A mestre em relações internacionais e especialista em segurança internacional, Mila Campbell, joga luz sobre o cenário atual do Brasil com a nomeação das ministras da Igualdade Racial, Anielle Franco, e dos Povos Indígenas, Sônia Guajajara, além da primeira secretária-geral mulher no Ministério das Relações Exteriores, Maria Laura da Rocha.

"A gente tem que reconhecer isso também como resultado de uma luta, muitas vezes silenciada, para que mulheres atinjam cargos hierárquicos no Estado", aponta. "É um marco muito importante ver mulheres não só no ativismo da sociedade civil, mas tendo destaque, por exemplo, na política exterior brasileira."

Nesse sentido, há também um olhar direcionado para a presença das mulheres nas missões de paz. "A agenda de mulheres, paz e segurança é muito forte, e foi iniciada pela resolução 1325 do Conselho de Segurança da ONU", afirma Campbell. "Essa resolução traduz a necessidade de se colocar mulheres não só nos debates sobre a resolução de conflitos, mas também dentro das missões de paz.
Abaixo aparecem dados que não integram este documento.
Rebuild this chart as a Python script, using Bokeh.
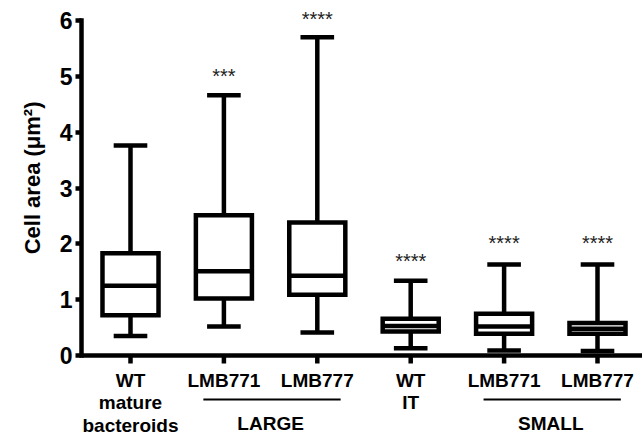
from bokeh.plotting import figure
from bokeh.models import FixedTicker, Span, ColumnDataSource, Title
from bokeh.core.properties import value
from bokeh.embed import file_html
from bokeh.resources import INLINE

# ---- data ----
categories = ["WT\nmature\nbacteroids", "LMB771", "LMB777", "WT\nIT", "LMB771", "LMB777"]
whisker_low = [0.35, 0.52, 0.41, 0.13, 0.09, 0.08]
quartile_1 = [0.72, 1.02, 1.09, 0.43, 0.39, 0.39]
medians = [1.25, 1.51, 1.43, 0.53, 0.52, 0.48]
quartile_3 = [1.83, 2.51, 2.38, 0.66, 0.75, 0.58]
whisker_high = [3.76, 4.66, 5.70, 1.34, 1.63, 1.63]
significance = ["", "***", "****", "****", "****", "****"]
significance_y = [0.0, 5.09, 6.11, 1.79, 2.10, 2.10]
y_ticks = [0, 1, 2, 3, 4, 5, 6]
y_title = "Cell area (μm²)"
group_names = ["LARGE", "SMALL"]
group_first = [2, 5]
group_last = [3, 6]

FONT = "Liberation Sans"
xs = list(range(1, len(categories) + 1))
half_box = 0.30
half_cap = 0.18

# layout: the page has no margin; frame spans the whole figure height
W, H = 642, 436
left_border = 81
unit = 335 / 6.0            # pixels per y unit
y_top = 6 + 20 / unit
y_bottom = -(H - 355) / unit
px = 1 / unit               # one pixel in y data units
xunit = 93.4
x_start = 1 - (130 - left_border) / xunit
x_end = x_start + (W - left_border) / xunit

p = figure(width=W, height=H, output_backend="svg", toolbar_location=None,
           x_range=(x_start, x_end), y_range=(y_bottom, y_top),
           min_border_left=left_border, min_border_bottom=0, min_border_top=0, min_border_right=0)
p.outline_line_color = None
p.xgrid.visible = False
p.ygrid.visible = False
p.xaxis.visible = False
p.background_fill_color = "white"
p.border_fill_color = "white"

src = ColumnDataSource(dict(
    x=xs, left=[x - half_box for x in xs], right=[x + half_box for x in xs],
    cl=[x - half_cap for x in xs], cr=[x + half_cap for x in xs],
    low=whisker_low, q1=quartile_1, med=medians, q3=quartile_3, high=whisker_high))

LW = 4.5
# whiskers
p.segment(x0="x", y0="q3", x1="x", y1="high", source=src, line_color="black", line_width=LW)
p.segment(x0="x", y0="q1", x1="x", y1="low", source=src, line_color="black", line_width=LW)
# caps
p.segment(x0="cl", y0="high", x1="cr", y1="high", source=src, line_color="black", line_width=LW)
p.segment(x0="cl", y0="low", x1="cr", y1="low", source=src, line_color="black", line_width=LW)
# boxes
p.quad(left="left", right="right", bottom="q1", top="q3", source=src,
       fill_color="white", line_color="black", line_width=LW, line_join="miter")
# medians
p.segment(x0="left", y0="med", x1="right", y1="med", source=src, line_color="black", line_width=LW)

# significance stars
sig_src = ColumnDataSource(dict(
    x=[x for x, s in zip(xs, significance) if s],
    y=[y for y, s in zip(significance_y, significance) if s],
    t=[s for s in significance if s]))
p.text(x="x", y="y", text="t", source=sig_src, text_align="center", text_baseline="middle",
       y_offset=5, text_font=value(FONT), text_font_size="20px", text_color="#222222")

# y axis
ya = p.yaxis[0]
ya.ticker = FixedTicker(ticks=y_ticks)
ya.bounds = (0, 6)
ya.axis_line_width = LW
ya.axis_line_cap = "square"
ya.major_tick_line_width = LW
ya.major_tick_out = 6
ya.major_tick_in = 0
ya.minor_tick_line_color = None
ya.major_label_text_font = FONT
ya.major_label_text_font_style = "bold"
ya.major_label_text_font_size = "23px"
ya.major_label_text_color = "black"
ya.major_label_standoff = 3

# y axis title, placed along the 0..6 span of the axis (frame extends below 0)
p.add_layout(Title(text=y_title, align="right", offset=101, standoff=23,
                   text_font=FONT, text_font_style="bold", text_font_size="22px",
                   text_color="black"), "left")

# x axis: base line, ticks and category labels
p.add_layout(Span(location=0, dimension="width", line_color="black", line_width=LW))
p.segment(x0="x", y0=0, x1="x", y1=-8 * px, source=src, line_color="black", line_width=LW)
lab_src = ColumnDataSource(dict(x=xs, t=categories))
p.text(x="x", y=-14 * px, text="t", source=lab_src, text_align="center", text_baseline="top",
       text_font=value(FONT), text_font_style="bold", text_font_size="19px",
       text_line_height=1.08, text_color="black")

# group labels with underline
g_src = ColumnDataSource(dict(
    x0=[a - 0.22 for a in group_first], x1=[b + 0.25 for b in group_last],
    xm=[(a + b) / 2 for a, b in zip(group_first, group_last)], t=group_names))
p.segment(x0="x0", y0=-44 * px, x1="x1", y1=-44 * px, source=g_src,
          line_color="black", line_width=2)
p.text(x="xm", y=-68 * px, text="t", source=g_src, text_align="center", text_baseline="middle",
       text_font=value(FONT), text_font_style="bold", text_font_size="19px", text_color="black")

open("out.html", "w").write(file_html(p, INLINE))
Temos militares brasileiras reconhecidas internacionalmente pela atuação em cenários de conflitos e pelo cuidado que têm para que os mandatos das missões tenham esse compromisso com a agenda de mulheres e segurança."

No caso da Colômbia, território de estudo da pesquisadora, a organização de mulheres nos territórios afetados pelo conflito armado e a luta contra o narcotráfico incidiu sobre o próprio Acordo de Paz, assinado em 2016 entre o governo e as guerrilhas. O documento inclui uma perspectiva de superação de desigualdades históricas no país, como a de gênero.

"Há indicadores de políticas públicas derivadas desse arcabouço do Acordo de Paz na questão de gênero", diz a pesquisadora. "São políticas direcionadas às mulheres como principais representantes das famílias, porque os parceiros tiveram que se alistar na guerrilha ou no paramilitarismo; às mães solo; e às que atuaram para que suas próprias comunidades tivessem algum tipo de subsistência num cenário de conflito armado. São mulheres que têm uma grande dificuldade de ter o seu empoderamento socioeconômico", pontua. "Por isso, a presença da Francia como vice-presidenta da Colômbia é um pouco dessa combinação histórica: de um reconhecimento do papel que as mulheres tiveram e têm na superação das violências."